The growth of that bacteria does not spread through the body like other bad bacterial infections; the C. tetani that are able to grow release a poison into the body, called tetanus toxoid, which causes all the muscles to go into a severe irreversible spasm. That’s how it can kill you.

A vaccine to effectively block the tetanus toxoid was developed many years ago, and is administered to children two to six months old, then at 5 years old, and approximately every 10 years thereafter.

It’s a wonderful vaccine—I’ve given about 10,000 tetanus shots in my career, and I’ve yet to see one case of tetanus. That’s right, not a single case.

So why do I recommend that every adult get the “new” tetanus vaccine, referred to as “Tdap”? Because you not only get a vaccination against the tetanus toxoid, as well as diphtheria—another scourge that has been removed because of vaccinations—but you will also receive a booster for whooping cough. That’s the “ap” part of Tdap.

Whooping cough, caused by Bordatella pertussis, is a nasty bacterial infection that can be fatal in infants, although rarely in adults. The vaccine was developed against this disease in the early 1960s; prior to that, most of us over 60 years old caught it as a childhood illness, along with chicken pox, mumps, measles, and German measles—all illnesses that are now preventable by vaccinations.

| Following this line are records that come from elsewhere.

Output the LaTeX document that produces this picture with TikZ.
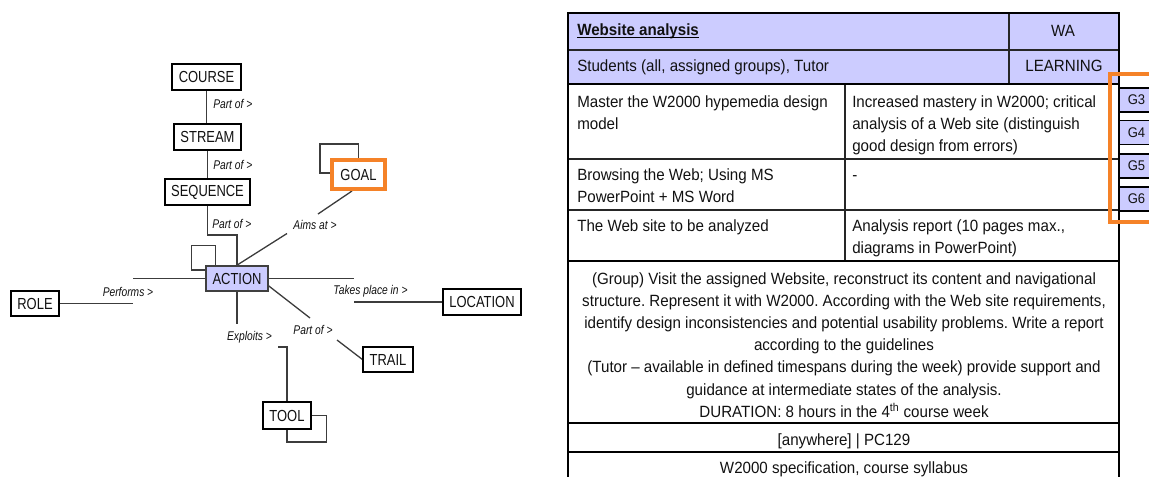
\documentclass[tikz,border=0pt]{standalone}
\usepackage{fontspec}
\setmainfont{Liberation Sans}
\newfontfamily\tabfont[FakeStretch=0.93]{Liberation Sans}
\newfontfamily\dgmfont[FakeStretch=0.81]{Liberation Sans}
\usetikzlibrary{calc,backgrounds}
\newdimen\pxu \pxu=0.75pt
\definecolor{lav}{RGB}{204,204,255}
\definecolor{orng}{RGB}{245,130,40}
\definecolor{lnk}{RGB}{60,60,60}
\definecolor{ink}{RGB}{17,17,17}
\frenchspacing
\begin{document}
\begin{tikzpicture}[x=0.75pt,y=-0.75pt,
  every node/.style={inner sep=0pt,text=ink},
  entity/.style={draw=black,line width=1.1\pxu,fill=white,font=\dgmfont\fontsize{12}{14}\selectfont},
  rel/.style={font=\dgmfont\itshape\fontsize{9.5}{11}\selectfont},
  link/.style={draw=lnk,line width=1.3\pxu},
  cell/.style={font=\tabfont\fontsize{12.2}{14}\selectfont},
  gtab/.style={draw=black,line width=1.3\pxu,fill=lav,minimum width=35\pxu,minimum height=24\pxu,font=\tabfont\fontsize{10.5}{12}\selectfont},
  tabthin/.style={draw=black!85,line width=1.1\pxu},
  tabmed/.style={draw=black,line width=1.6\pxu},
  tabthick/.style={draw=black,line width=2.2\pxu}]
\useasboundingbox (0,0) rectangle (1149,476);
\clip (0,0) rectangle (1149,476);

% ---------------- left diagram ----------------
\node[entity,minimum width=69\pxu,minimum height=26\pxu] (course) at (206.5,77) {COURSE};
\node[entity,minimum width=67\pxu,minimum height=26\pxu] (stream) at (207.5,137) {STREAM};
\node[entity,minimum width=85\pxu,minimum height=26\pxu] (sequence) at (207.5,192) {SEQUENCE};
\node[entity,fill=lav,draw=black!75,line width=1.7\pxu,minimum width=62\pxu,minimum height=25\pxu] (action) at (237,278.5) {ACTION};
\node[entity,minimum width=48\pxu,minimum height=25\pxu] (role) at (35,303.5) {ROLE};
\node[entity,minimum width=78\pxu,minimum height=26\pxu] (location) at (482,302) {LOCATION};
\node[entity,minimum width=50\pxu,minimum height=25\pxu] (trail) at (388,359.5) {TRAIL};
\node[entity,minimum width=48\pxu,minimum height=27\pxu] (tool) at (287,415.5) {TOOL};
\node[entity,draw=orng,line width=4\pxu,minimum width=53\pxu,minimum height=29\pxu] (goal) at (358.5,174.5) {GOAL};

\coordinate (bend1) at (207.5,235);
\coordinate (pr1) at (133,278.5);
\coordinate (pr2) at (133,303.5);
\coordinate (lo1) at (354,278.5);
\coordinate (lo2) at (354,302);
\coordinate (tr1) at (310,318);
\coordinate (tr2) at (337,340);
\coordinate (go1) at (287,233.5);
\coordinate (go2) at (318,214);
\coordinate (ex1) at (237,324);
\coordinate (ex2) at (278,347);

\begin{scope}[on background layer]
\draw[link] (course.south) -- (course.south |- stream.north);
\draw[link] (stream.south) -- (stream.south |- sequence.north);
\draw[link] (sequence.south) -- (bend1) -| (action.north);
\draw[link] ([xshift=10\pxu]action.north west) -- ++(0,-20) -- ++(-24,0) |- ([yshift=8.5\pxu]action.west);
\draw[link] (action.west) -- (pr1);
\draw[link] (role.east) -- (pr2);
\draw[link] (action.east) -- (lo1);
\draw[link] (location.west) -- (lo2);
\draw[link] ($(action.east)+(0,7.5)$) -- (tr1);
\draw[link] (tr2) -- (trail.west);
\draw[link] (action.north) -- (go1);
\draw[link] (go2) -- ([xshift=-6.5\pxu]goal.south);
\draw[link] (goal.north) -- ++(0,-14) -- ++(-38.5,0) |- ([yshift=1.5\pxu]goal.west);
\draw[link] (action.south) -- (ex1);
\draw[link] (ex2) -| (tool.north);
\draw[link] (tool.east) -- ++(15,0) -- ++(0,26.5) -| (tool.south);
\end{scope}

\node[rel,anchor=west] (l1) at (213,104) {Part of >};
\node[rel,anchor=west] (l2) at (213,165) {Part of >};
\node[rel,anchor=west] (l3) at (212,224) {Part of >};
\node[rel] (l4) at (315,225) {Aims at >};
\node[rel] (l5) at (128,292) {Performs >};
\node[rel] (l6) at (370.5,291) {Takes place in >};
\node[rel] (l7) at (249.5,337) {Exploits >};
\node[rel] (l8) at (313,330) {Part of >};

% ---------------- table ----------------
\fill[lav] (568,13) rectangle (1119,84);
\draw[tabthin] (568,50) -- (1119,50);
\draw[tabthin] (1009,13) -- (1009,84);
\draw[tabthin] (568,159) -- (1119,159);
\draw[tabthin] (568,210) -- (1119,210);
\draw[tabthin] (845,84) -- (845,261);
\draw[tabthick] (568,84) -- (1119,84);
\draw[tabthick] (568,261) -- (1119,261);
\draw[tabmed] (568,423) -- (1119,423);
\draw[tabmed] (568,452) -- (1119,452);
\draw[tabthick] (568,490) -- (568,13) -- (1119,13) -- (1119,490);

\node[cell,anchor=base west] (ttl) at (577,35) {\bfseries Website analysis};
\draw[line width=1\pxu] ([yshift=-2.5\pxu]ttl.base west) -- ([yshift=-2.5\pxu]ttl.base east);
\node[cell,anchor=base] (wa) at (1063,36) {WA};
\node[cell,anchor=base west] (who) at (577,71) {Students (all, assigned groups), Tutor};
\node[cell,anchor=base] (lrn) at (1064,71) {LEARNING};

\node[cell,anchor=base west] (a1) at (577,107) {Master the W2000 hypemedia design};
\node[cell,anchor=base west] (a2) at (577,129) {model};
\node[cell,anchor=base west] (b1) at (852,107) {Increased mastery in W2000; critical};
\node[cell,anchor=base west] (b2) at (852,129) {analysis of a Web site (distinguish};
\node[cell,anchor=base west] (b3) at (852,151) {good design from errors)};

\node[cell,anchor=base west] (c1) at (577,180) {Browsing the Web; Using MS};
\node[cell,anchor=base west] (c2) at (577,202) {PowerPoint + MS Word};
\node[cell,anchor=base west] (d1) at (852,180) {-};

\node[cell,anchor=base west] (e1) at (577,231) {The Web site to be analyzed};
\node[cell,anchor=base west] (f1) at (852,231) {Analysis report (10 pages max.,};
\node[cell,anchor=base west] (f2) at (852,253) {diagrams in PowerPoint)};

\node[cell,anchor=base] (p1) at (844,284) {(Group) Visit the assigned Website, reconstruct its content and navigational};
\node[cell,anchor=base] (p2) at (844,306) {structure. Represent it with W2000. According with the Web site requirements,};
\node[cell,anchor=base] (p3) at (844,328) {identify design inconsistencies and potential usability problems. Write a report};
\node[cell,anchor=base] (p4) at (844,350) {according to the guidelines};
\node[cell,anchor=base] (p5) at (844,372) {(Tutor – available in defined timespans during the week) provide support and};
\node[cell,anchor=base] (p6) at (844,395) {guidance at intermediate states of the analysis.};
\node[cell,anchor=base] (p7) at (844,417) {DURATION: 8 hours in the 4\textsuperscript{th} course week};
\node[cell,anchor=base] (q1) at (844,445) {[anywhere] | PC129};
\node[cell,anchor=base] (r1) at (844,473) {W2000 specification, course syllabus};

\node[gtab] (g3) at (1136.5,100) {G3};
\node[gtab] (g4) at (1136.5,132.5) {G4};
\node[gtab] (g5) at (1136.5,166) {G5};
\node[gtab] (g6) at (1136.5,199) {G6};

\draw[orng,line width=4\pxu] (1170,74) -- (1110,74) -- (1110,222) -- (1170,222);
\end{tikzpicture}
\end{document}
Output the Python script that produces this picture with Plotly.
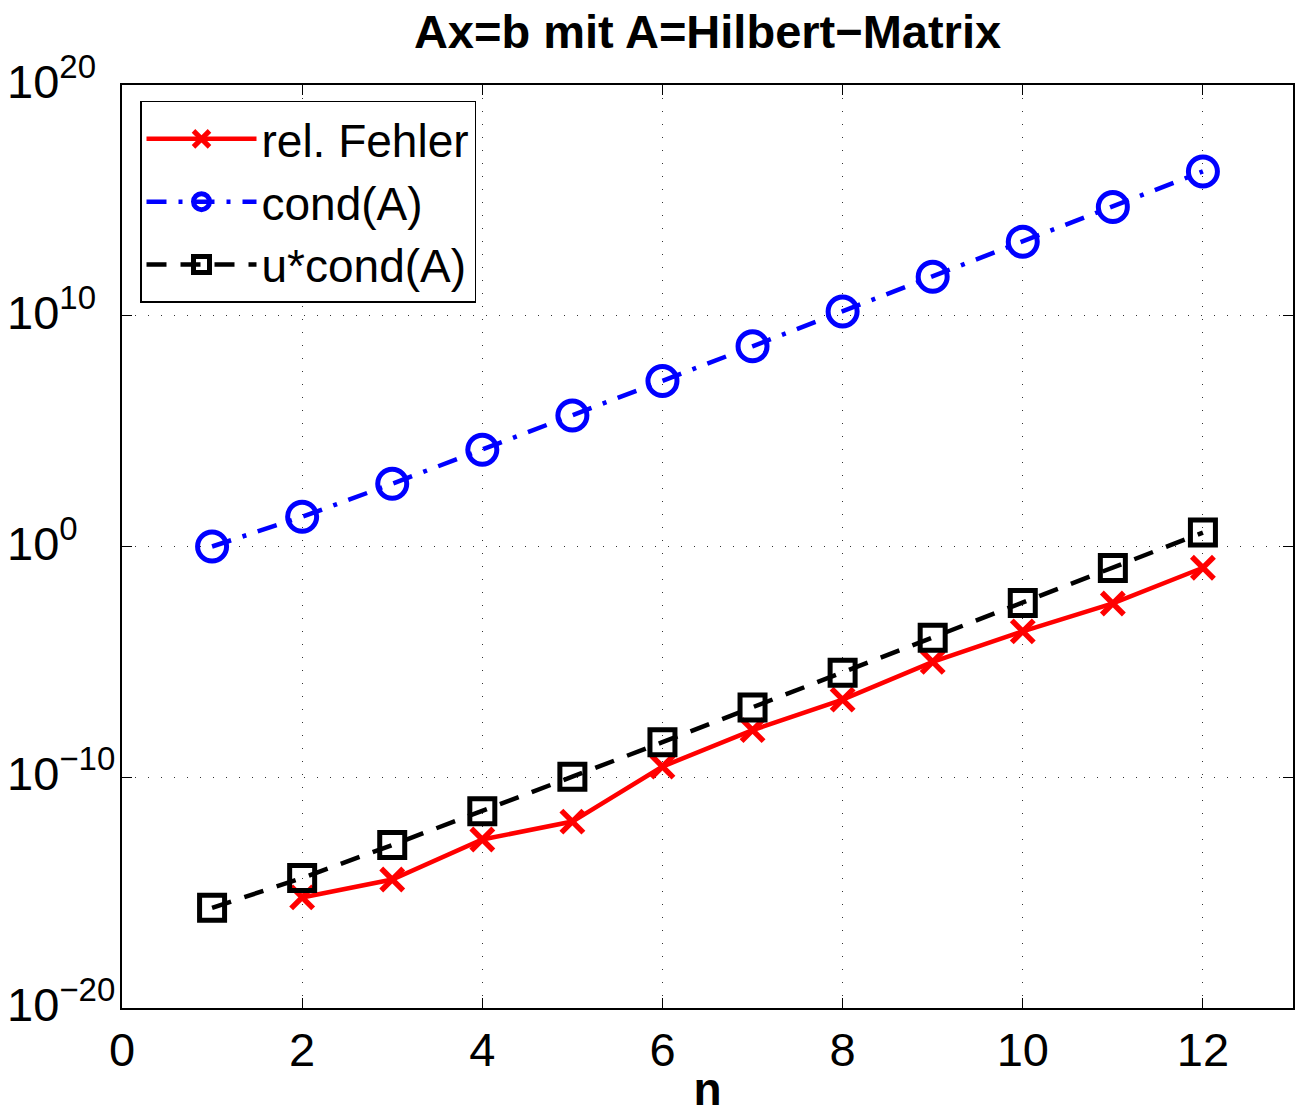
import plotly.graph_objects as go
import math

n = [1, 2, 3, 4, 5, 6, 7, 8, 9, 10, 11, 12]
n_err = [2, 3, 4, 5, 6, 7, 8, 9, 10, 11, 12]
rel_fehler = [6.2e-16, 3.7e-15, 2.0e-13, 1.2e-12, 2.9e-10, 1.1e-8, 2.3e-7, 1.0e-5, 2.1e-4, 3.4e-3, 0.12]
cond_A = [1.0, 19.3, 524.0, 1.55e4, 4.77e5, 1.50e7, 4.75e8, 1.53e10, 4.93e11, 1.60e13, 5.2e14, 1.8e16]
u_cond_A = [2.2e-16, 4.3e-15, 1.16e-13, 3.4e-12, 1.06e-10, 3.3e-9, 1.06e-7, 3.4e-6, 1.1e-4, 3.6e-3, 0.116, 4.0]

y_tickvals = [1e-20, 1e-10, 1e0, 1e10, 1e20]
y_exponents = ["\u221220", "\u221210", "0", "10", "20"]
x_tickvals = [0, 2, 4, 6, 8, 10, 12]

FONT = "Liberation Sans, Arial, Helvetica, sans-serif"
W, H = 1295, 1115
ML, MR, MT, MB = 122, 2, 85, 107

fig = go.Figure()
fig.add_trace(go.Scatter(
    x=n_err, y=rel_fehler, name="rel. Fehler", mode="lines+markers",
    line=dict(color="#ff0000", width=4.5),
    marker=dict(symbol="x-thin", size=22, color="#ff0000", line=dict(color="#ff0000", width=5.5)),
))
fig.add_trace(go.Scatter(
    x=n, y=cond_A, name="cond(A)", mode="lines+markers",
    line=dict(color="#0000ff", width=4.5, dash="20px,12px,4px,12px"),
    marker=dict(symbol="circle-open", size=29, color="#0000ff", line=dict(color="#0000ff", width=5)),
))
fig.add_trace(go.Scatter(
    x=n, y=u_cond_A, name="u*cond(A)", mode="lines+markers",
    line=dict(color="#000000", width=4.5, dash="20px,14px"),
    marker=dict(symbol="square-open", size=25, color="#000000", line=dict(color="#000000", width=5)),
))

# y tick labels, left-aligned like the original (base "10" + smaller exponent)
plot_w = W - ML - MR
annotations = []
for v, e in zip(y_tickvals, y_exponents):
    annotations.append(dict(
        x=-(ML - 5) / plot_w, xref="paper", xanchor="left",
        y=math.log10(v), yref="y", yanchor="middle", yshift=7,
        text="10<sup><span style='font-size:33px'>" + e + "</span></sup>",
        showarrow=False, font=dict(size=47, family=FONT, color="black"),
    ))

fig.update_layout(
    width=W, height=H,
    margin=dict(l=ML, r=MR, t=MT, b=MB, autoexpand=False),
    paper_bgcolor="white", plot_bgcolor="white",
    font=dict(family=FONT, size=47, color="black"),
    title=dict(text="<b>Ax=b mit A=Hilbert\u2212Matrix</b>", xref="paper", x=0.5, xanchor="center",
               y=1 - 32 / H, yanchor="middle", font=dict(size=47, family=FONT)),
    showlegend=True,
    legend=dict(x=(140 - ML) / plot_w, y=0.9827, xanchor="left", yanchor="top",
                bgcolor="white", bordercolor="black", borderwidth=1.5,
                font=dict(size=46, family=FONT), itemwidth=110, tracegroupgap=0),
    annotations=annotations,
)
fig.update_xaxes(
    range=[0, 13], tickvals=x_tickvals, ticks="inside", ticklen=10, tickwidth=1.2,
    tickcolor="black", showline=True, linecolor="black", linewidth=1.5, mirror="ticks",
    showgrid=True, gridcolor="#333333", gridwidth=1, griddash="1px,12px",
    zeroline=False, tickfont=dict(size=47), automargin=True,
    title=dict(text="<b>n</b>", font=dict(size=46), standoff=14),
)
fig.update_yaxes(
    type="log", range=[-20, 20], tickvals=y_tickvals, showticklabels=False,
    ticks="inside", ticklen=10, tickwidth=1.2, tickcolor="black",
    showline=True, linecolor="black", linewidth=1.5, mirror="ticks",
    showgrid=True, gridcolor="#333333", gridwidth=1, griddash="1px,12px",
    zeroline=False, automargin=False,
)

fig.write_html(
    "out.html",
    config={"displayModeBar": False},
    post_script="document.body.style.margin='0';document.body.style.overflow='hidden';",
)
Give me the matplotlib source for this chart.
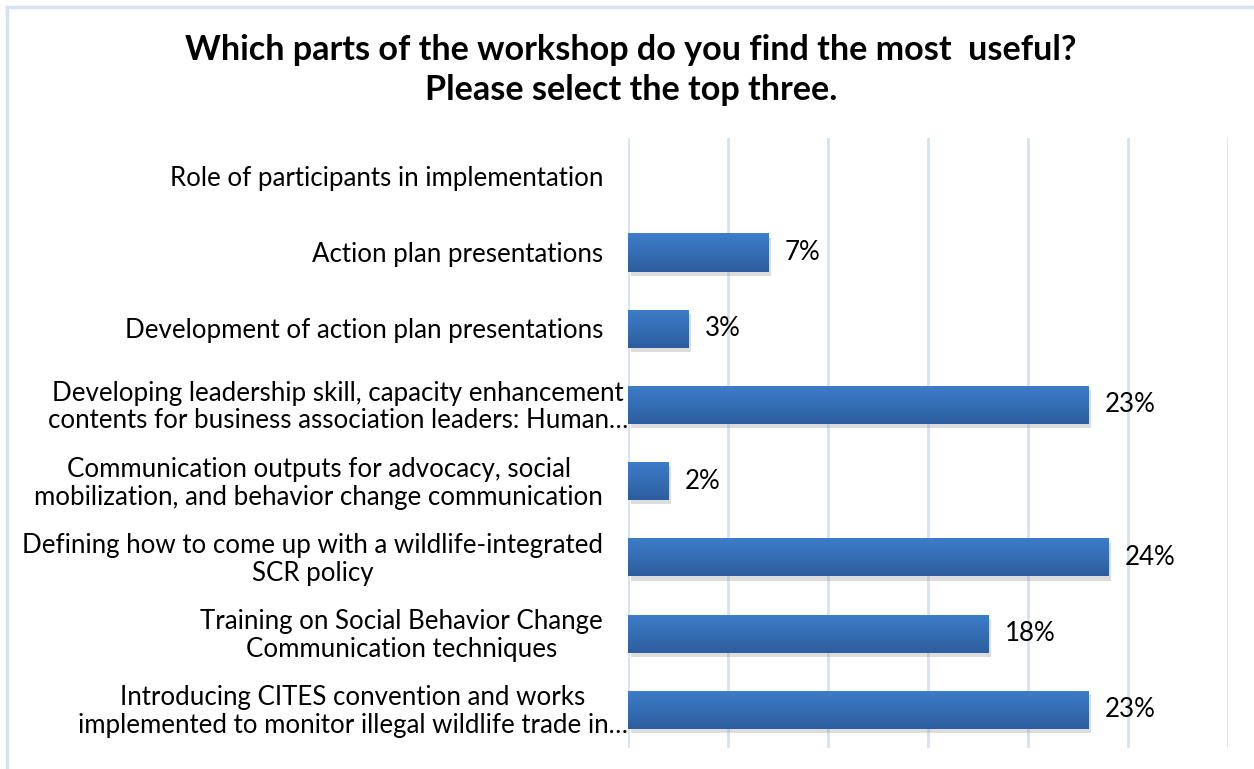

It seemed that the pertussis vaccinations, which were only given up to age 5 since the early ‘60s, had eliminated whooping cough. However, in the early 2000s more and more cases of whooping cough were being diagnosed—even here in the Big Sky School District—so the Centers for Disease Control and Prevention recommends that teenagers and adults get vaccinated (or revaccinated) for this disease.

The only way to get vaccinated against pertussis is by getting the Tdap vaccine—it is not sold separately. Since I’ve seen or diagnosed about a dozen cases of whooping cough, I know that administering this vaccine will definitely prevent some of us from experiencing a miserable illness. It also helps protect newborns, which are dangerously susceptible to pertussis.

We’re not sure yet how many pertussis “boosters” will be necessary over our lifetime to keep us pertussis free, but data has been collected since Tdap was introduced around 2009.

To me, a Tdap every 10 years seems very reasonable.

Dr. Jeff Daniels was the recipient of the 2016 Big Sky Chamber of Commerce Chet Huntley Lifetime Achievement Award and has been practicing medicine in Big Sky since 1994, when he and his family moved here from New York City. A unique program he implements has attracted more than 700 medical students and young doctors to train with the Medical Clinic of Big Sky.